Além de lembrar que a Lei de Anistia foi fruto de um acordo entre intelectuais, profissionais liberais, estudantes e outros segmentos da sociedade, ela lembrou que também o Congresso que votou a Constituição de 1988 ainda era integrado por biônicos. Portanto, pelo raciocínio da OAB em torno da Lei de Anistia, também a atual CF careceria de legitimidade.
Lei penal às avessas
A ministra disse também que, sob o ponto de vista do direito penal, a OAB estaria pedindo uma "lei penal às avessas". Isto porque, 30 anos depois, "em matéria penal, não seria possível retroagir, senão para beneficiar até os autores das atrocidades".

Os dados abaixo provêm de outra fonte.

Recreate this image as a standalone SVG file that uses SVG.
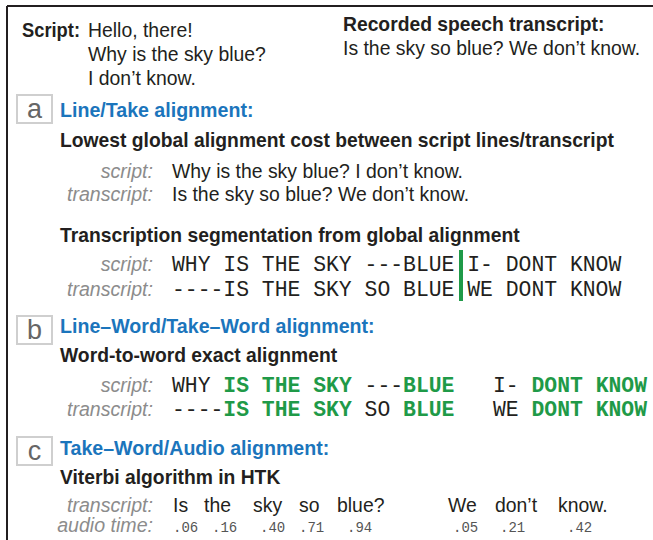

Além disso, ela lembrou que o STF já firmou entendimento no sentido de que não cabe revisão criminal quando a pretensão se basear em mudança de interpretação de lei. Nesse sentido, ela citou as ações de Revisão Criminal 4645 e 4603, relatadas, respectivamente, pelos ministros Néri da Silveira (aposentado) e Xavier de Albuquerque (aposentado), bem como o Recurso Extraordinário (RE) 103601, relatado pelo ministro Moreira Alves (aposentado).
A ministra admitiu que a Lei de Anistia de 79 não foi a melhor, mas a possível, naquela quadra histórica. Ela recordou que o projeto foi recebido "com críticas ásperas", mas acabou prevalecendo como uma esperança de pacificação e de transição para o regime democrático.
"Não vejo como julgar o passado com os olhos apenas de hoje", observou a ministra Cármen Lúcia, ao concluir seu voto pela manutenção do texto atual da Lei de Anistia e contra a sua reinterpretação.
"Não há dúvida de que a tortura não tem conexão com o crime político. Mas não vejo como, para efeitos jurídico-penais, reinterpretar a lei, 30 anos depois".